Goal – All of the listing below must be repeated word for word. Pictures are the only thing to omit.

Data segment –
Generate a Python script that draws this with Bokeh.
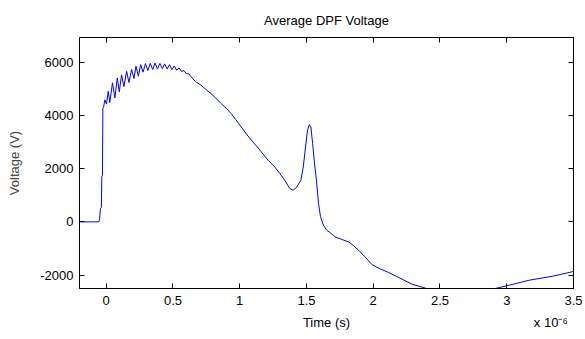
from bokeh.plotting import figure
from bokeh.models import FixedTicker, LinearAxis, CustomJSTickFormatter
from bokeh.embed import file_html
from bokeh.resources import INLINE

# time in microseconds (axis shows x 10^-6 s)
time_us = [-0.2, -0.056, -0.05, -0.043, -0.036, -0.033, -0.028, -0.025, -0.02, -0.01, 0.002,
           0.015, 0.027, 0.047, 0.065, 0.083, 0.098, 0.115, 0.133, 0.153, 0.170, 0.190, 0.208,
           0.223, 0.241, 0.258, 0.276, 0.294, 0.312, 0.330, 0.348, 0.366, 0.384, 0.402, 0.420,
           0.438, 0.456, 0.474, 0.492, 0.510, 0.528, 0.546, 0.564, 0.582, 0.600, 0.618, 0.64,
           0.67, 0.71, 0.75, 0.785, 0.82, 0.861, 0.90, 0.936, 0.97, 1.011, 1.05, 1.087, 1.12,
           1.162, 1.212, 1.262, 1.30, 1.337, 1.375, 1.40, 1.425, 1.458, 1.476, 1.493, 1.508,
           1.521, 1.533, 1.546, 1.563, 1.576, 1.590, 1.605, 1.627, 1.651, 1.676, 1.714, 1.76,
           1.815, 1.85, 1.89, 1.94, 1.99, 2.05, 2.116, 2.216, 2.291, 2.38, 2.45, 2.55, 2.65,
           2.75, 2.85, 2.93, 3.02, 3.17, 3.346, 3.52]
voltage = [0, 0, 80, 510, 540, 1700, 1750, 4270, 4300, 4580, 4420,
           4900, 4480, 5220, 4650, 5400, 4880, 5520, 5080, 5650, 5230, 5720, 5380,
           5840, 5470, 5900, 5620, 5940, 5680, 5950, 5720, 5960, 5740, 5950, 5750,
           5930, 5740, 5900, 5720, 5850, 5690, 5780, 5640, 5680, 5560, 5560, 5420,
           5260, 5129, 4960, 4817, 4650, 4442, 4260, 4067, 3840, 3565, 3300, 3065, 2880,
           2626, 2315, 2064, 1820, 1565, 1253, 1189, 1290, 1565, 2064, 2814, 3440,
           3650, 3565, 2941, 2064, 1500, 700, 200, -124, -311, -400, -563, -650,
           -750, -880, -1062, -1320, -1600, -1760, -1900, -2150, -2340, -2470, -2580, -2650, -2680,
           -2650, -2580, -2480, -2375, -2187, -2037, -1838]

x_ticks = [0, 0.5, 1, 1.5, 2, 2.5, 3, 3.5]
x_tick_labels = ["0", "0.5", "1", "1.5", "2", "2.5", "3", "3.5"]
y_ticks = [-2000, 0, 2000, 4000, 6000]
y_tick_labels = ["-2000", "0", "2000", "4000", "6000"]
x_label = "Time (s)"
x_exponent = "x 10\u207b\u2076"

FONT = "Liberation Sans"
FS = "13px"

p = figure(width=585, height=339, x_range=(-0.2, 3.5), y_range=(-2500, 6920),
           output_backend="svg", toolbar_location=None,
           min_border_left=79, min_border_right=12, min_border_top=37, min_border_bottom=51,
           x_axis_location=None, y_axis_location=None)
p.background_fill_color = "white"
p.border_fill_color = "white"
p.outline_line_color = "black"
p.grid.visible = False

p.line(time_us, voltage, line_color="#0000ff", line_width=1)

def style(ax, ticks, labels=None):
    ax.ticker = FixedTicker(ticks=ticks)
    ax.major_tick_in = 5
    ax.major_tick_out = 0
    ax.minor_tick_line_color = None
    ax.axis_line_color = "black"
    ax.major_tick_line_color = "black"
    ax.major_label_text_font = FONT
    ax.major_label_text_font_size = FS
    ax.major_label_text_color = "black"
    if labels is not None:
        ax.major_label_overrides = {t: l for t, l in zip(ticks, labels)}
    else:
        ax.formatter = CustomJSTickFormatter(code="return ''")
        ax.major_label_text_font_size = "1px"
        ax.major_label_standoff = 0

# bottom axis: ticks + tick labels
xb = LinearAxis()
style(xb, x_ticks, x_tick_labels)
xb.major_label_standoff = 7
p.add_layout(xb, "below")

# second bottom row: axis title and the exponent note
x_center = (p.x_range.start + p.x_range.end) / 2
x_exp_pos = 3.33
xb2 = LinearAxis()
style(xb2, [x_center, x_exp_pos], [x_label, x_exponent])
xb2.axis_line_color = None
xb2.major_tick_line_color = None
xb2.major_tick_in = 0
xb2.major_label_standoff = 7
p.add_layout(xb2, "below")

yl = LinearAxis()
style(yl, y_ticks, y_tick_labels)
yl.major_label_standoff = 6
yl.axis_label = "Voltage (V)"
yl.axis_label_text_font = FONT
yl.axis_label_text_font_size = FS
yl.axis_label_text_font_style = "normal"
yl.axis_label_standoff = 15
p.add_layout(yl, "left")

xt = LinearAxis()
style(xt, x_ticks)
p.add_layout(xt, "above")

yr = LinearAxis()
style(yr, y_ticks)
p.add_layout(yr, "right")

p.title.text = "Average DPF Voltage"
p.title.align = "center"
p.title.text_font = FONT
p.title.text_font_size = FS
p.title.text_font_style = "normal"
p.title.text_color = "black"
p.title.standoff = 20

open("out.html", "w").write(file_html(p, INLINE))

Solution to this exercise –
Generate a Python script that draws this with Bokeh.
from bokeh.plotting import figure
from bokeh.models import FixedTicker, LinearAxis, CustomJSTickFormatter
from bokeh.embed import file_html
from bokeh.resources import INLINE

# time in microseconds (axis shows x 10^-6 s)
time_us = [-0.2, -0.056, -0.05, -0.043, -0.036, -0.033, -0.028, -0.025, -0.02, -0.01, 0.002,
           0.015, 0.027, 0.047, 0.065, 0.083, 0.098, 0.115, 0.133, 0.153, 0.170, 0.190, 0.208,
           0.223, 0.241, 0.258, 0.276, 0.294, 0.312, 0.330, 0.348, 0.366, 0.384, 0.402, 0.420,
           0.438, 0.456, 0.474, 0.492, 0.510, 0.528, 0.546, 0.564, 0.582, 0.600, 0.618, 0.64,
           0.67, 0.71, 0.75, 0.785, 0.82, 0.861, 0.90, 0.936, 0.97, 1.011, 1.05, 1.087, 1.12,
           1.162, 1.212, 1.262, 1.30, 1.337, 1.375, 1.40, 1.425, 1.458, 1.476, 1.493, 1.508,
           1.521, 1.533, 1.546, 1.563, 1.576, 1.590, 1.605, 1.627, 1.651, 1.676, 1.714, 1.76,
           1.815, 1.85, 1.89, 1.94, 1.99, 2.05, 2.116, 2.216, 2.291, 2.38, 2.45, 2.55, 2.65,
           2.75, 2.85, 2.93, 3.02, 3.17, 3.346, 3.52]
voltage = [0, 0, 80, 510, 540, 1700, 1750, 4270, 4300, 4580, 4420,
           4900, 4480, 5220, 4650, 5400, 4880, 5520, 5080, 5650, 5230, 5720, 5380,
           5840, 5470, 5900, 5620, 5940, 5680, 5950, 5720, 5960, 5740, 5950, 5750,
           5930, 5740, 5900, 5720, 5850, 5690, 5780, 5640, 5680, 5560, 5560, 5420,
           5260, 5129, 4960, 4817, 4650, 4442, 4260, 4067, 3840, 3565, 3300, 3065, 2880,
           2626, 2315, 2064, 1820, 1565, 1253, 1189, 1290, 1565, 2064, 2814, 3440,
           3650, 3565, 2941, 2064, 1500, 700, 200, -124, -311, -400, -563, -650,
           -750, -880, -1062, -1320, -1600, -1760, -1900, -2150, -2340, -2470, -2580, -2650, -2680,
           -2650, -2580, -2480, -2375, -2187, -2037, -1838]

x_ticks = [0, 0.5, 1, 1.5, 2, 2.5, 3, 3.5]
x_tick_labels = ["0", "0.5", "1", "1.5", "2", "2.5", "3", "3.5"]
y_ticks = [-2000, 0, 2000, 4000, 6000]
y_tick_labels = ["-2000", "0", "2000", "4000", "6000"]
x_label = "Time (s)"
x_exponent = "x 10\u207b\u2076"

FONT = "Liberation Sans"
FS = "13px"

p = figure(width=585, height=339, x_range=(-0.2, 3.5), y_range=(-2500, 6920),
           output_backend="svg", toolbar_location=None,
           min_border_left=79, min_border_right=12, min_border_top=37, min_border_bottom=51,
           x_axis_location=None, y_axis_location=None)
p.background_fill_color = "white"
p.border_fill_color = "white"
p.outline_line_color = "black"
p.grid.visible = False

p.line(time_us, voltage, line_color="#0000ff", line_width=1)

def style(ax, ticks, labels=None):
    ax.ticker = FixedTicker(ticks=ticks)
    ax.major_tick_in = 5
    ax.major_tick_out = 0
    ax.minor_tick_line_color = None
    ax.axis_line_color = "black"
    ax.major_tick_line_color = "black"
    ax.major_label_text_font = FONT
    ax.major_label_text_font_size = FS
    ax.major_label_text_color = "black"
    if labels is not None:
        ax.major_label_overrides = {t: l for t, l in zip(ticks, labels)}
    else:
        ax.formatter = CustomJSTickFormatter(code="return ''")
        ax.major_label_text_font_size = "1px"
        ax.major_label_standoff = 0

# bottom axis: ticks + tick labels
xb = LinearAxis()
style(xb, x_ticks, x_tick_labels)
xb.major_label_standoff = 7
p.add_layout(xb, "below")

# second bottom row: axis title and the exponent note
x_center = (p.x_range.start + p.x_range.end) / 2
x_exp_pos = 3.33
xb2 = LinearAxis()
style(xb2, [x_center, x_exp_pos], [x_label, x_exponent])
xb2.axis_line_color = None
xb2.major_tick_line_color = None
xb2.major_tick_in = 0
xb2.major_label_standoff = 7
p.add_layout(xb2, "below")

yl = LinearAxis()
style(yl, y_ticks, y_tick_labels)
yl.major_label_standoff = 6
yl.axis_label = "Voltage (V)"
yl.axis_label_text_font = FONT
yl.axis_label_text_font_size = FS
yl.axis_label_text_font_style = "normal"
yl.axis_label_standoff = 15
p.add_layout(yl, "left")

xt = LinearAxis()
style(xt, x_ticks)
p.add_layout(xt, "above")

yr = LinearAxis()
style(yr, y_ticks)
p.add_layout(yr, "right")

p.title.text = "Average DPF Voltage"
p.title.align = "center"
p.title.text_font = FONT
p.title.text_font_size = FS
p.title.text_font_style = "normal"
p.title.text_color = "black"
p.title.standoff = 20

open("out.html", "w").write(file_html(p, INLINE))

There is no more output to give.